Required task = Review the material and extract every line in which the word "drawn" occurs.

Data to use =
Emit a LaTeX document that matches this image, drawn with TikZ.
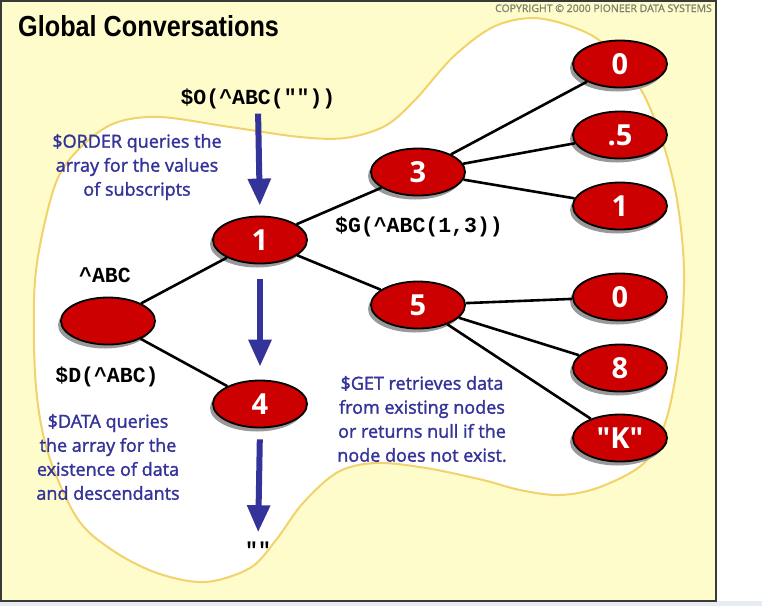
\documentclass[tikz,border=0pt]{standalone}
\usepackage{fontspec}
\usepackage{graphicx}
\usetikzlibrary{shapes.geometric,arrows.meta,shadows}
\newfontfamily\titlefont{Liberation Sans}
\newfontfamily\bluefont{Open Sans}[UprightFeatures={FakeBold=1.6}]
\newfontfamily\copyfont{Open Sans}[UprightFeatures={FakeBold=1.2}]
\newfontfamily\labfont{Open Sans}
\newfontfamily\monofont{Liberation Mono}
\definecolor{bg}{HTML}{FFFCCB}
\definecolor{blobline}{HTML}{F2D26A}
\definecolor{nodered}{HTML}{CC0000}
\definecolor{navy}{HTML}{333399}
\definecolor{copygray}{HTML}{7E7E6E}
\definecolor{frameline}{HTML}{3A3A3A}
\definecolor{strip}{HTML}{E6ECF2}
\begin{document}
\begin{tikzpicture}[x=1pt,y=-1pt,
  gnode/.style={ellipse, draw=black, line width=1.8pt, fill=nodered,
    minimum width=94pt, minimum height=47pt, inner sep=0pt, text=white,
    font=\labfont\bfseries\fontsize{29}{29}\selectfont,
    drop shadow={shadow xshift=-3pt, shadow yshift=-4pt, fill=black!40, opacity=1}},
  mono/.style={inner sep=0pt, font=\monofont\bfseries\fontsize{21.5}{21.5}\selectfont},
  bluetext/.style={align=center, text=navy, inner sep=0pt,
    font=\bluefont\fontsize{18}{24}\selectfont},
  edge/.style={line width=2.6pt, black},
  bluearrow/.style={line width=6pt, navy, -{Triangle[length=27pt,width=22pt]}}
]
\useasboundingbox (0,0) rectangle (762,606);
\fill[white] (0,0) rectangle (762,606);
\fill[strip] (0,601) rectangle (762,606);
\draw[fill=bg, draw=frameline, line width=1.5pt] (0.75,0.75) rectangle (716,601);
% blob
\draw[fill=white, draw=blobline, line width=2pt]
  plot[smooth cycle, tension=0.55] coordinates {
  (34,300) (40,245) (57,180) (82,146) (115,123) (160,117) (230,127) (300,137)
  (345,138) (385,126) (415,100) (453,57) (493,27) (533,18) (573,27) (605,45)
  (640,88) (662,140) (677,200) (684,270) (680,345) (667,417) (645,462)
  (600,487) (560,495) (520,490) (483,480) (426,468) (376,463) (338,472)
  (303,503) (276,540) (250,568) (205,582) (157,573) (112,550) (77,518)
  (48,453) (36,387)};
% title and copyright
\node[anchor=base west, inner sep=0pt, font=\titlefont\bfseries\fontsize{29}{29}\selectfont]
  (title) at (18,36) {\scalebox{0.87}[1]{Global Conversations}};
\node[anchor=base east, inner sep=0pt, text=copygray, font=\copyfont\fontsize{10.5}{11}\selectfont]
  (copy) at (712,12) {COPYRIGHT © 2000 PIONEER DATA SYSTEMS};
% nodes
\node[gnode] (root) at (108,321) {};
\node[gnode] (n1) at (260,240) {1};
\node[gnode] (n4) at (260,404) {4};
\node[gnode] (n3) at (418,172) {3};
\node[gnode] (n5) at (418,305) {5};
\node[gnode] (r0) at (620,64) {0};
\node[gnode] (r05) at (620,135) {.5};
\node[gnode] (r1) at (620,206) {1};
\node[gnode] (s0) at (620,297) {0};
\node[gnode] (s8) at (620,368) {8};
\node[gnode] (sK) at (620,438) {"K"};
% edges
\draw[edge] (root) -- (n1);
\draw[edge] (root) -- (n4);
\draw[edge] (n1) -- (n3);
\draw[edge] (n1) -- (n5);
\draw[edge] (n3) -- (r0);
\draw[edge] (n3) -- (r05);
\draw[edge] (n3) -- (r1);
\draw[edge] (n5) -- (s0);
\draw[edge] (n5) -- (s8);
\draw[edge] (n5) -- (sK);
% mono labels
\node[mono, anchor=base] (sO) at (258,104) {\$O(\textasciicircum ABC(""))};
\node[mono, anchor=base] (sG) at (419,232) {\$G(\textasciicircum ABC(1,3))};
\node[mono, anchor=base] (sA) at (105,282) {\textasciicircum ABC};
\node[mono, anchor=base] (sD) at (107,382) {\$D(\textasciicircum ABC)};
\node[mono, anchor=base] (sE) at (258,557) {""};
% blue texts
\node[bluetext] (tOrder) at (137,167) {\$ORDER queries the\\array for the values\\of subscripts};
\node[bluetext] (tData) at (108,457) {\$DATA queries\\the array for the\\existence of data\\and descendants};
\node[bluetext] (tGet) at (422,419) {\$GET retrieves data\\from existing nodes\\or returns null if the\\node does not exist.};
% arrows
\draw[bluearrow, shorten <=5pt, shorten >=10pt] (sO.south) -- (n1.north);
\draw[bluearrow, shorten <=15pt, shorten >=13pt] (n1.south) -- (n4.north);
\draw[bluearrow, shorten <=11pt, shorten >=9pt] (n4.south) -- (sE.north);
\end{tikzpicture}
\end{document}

...

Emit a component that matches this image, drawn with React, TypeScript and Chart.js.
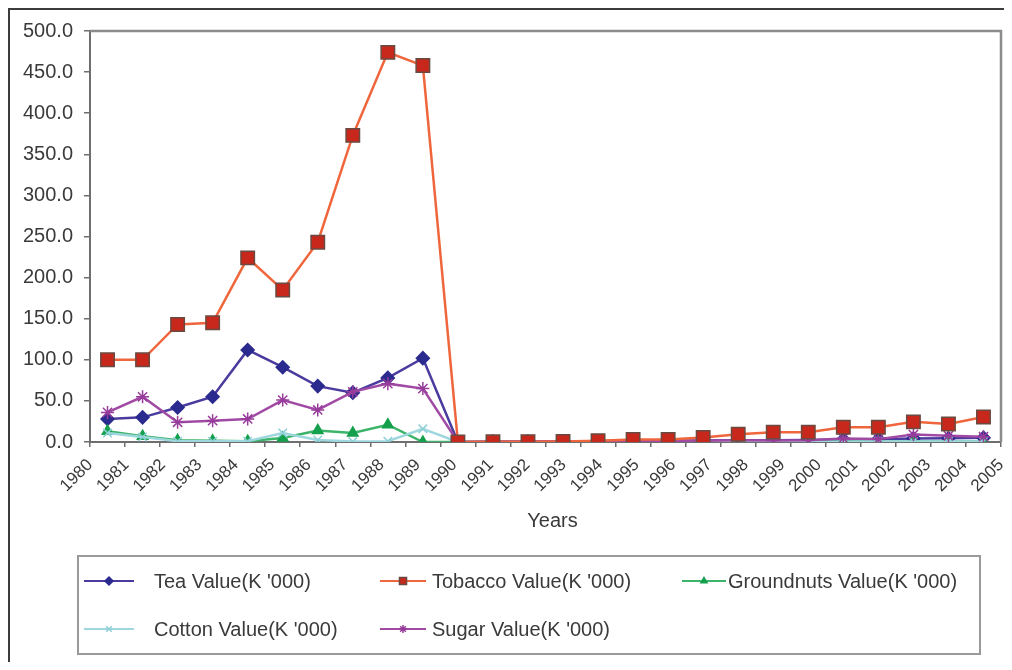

Solved problem =
Emit a LaTeX document that matches this image, drawn with TikZ.
Emit a component that matches this image, drawn with React, TypeScript and Chart.js.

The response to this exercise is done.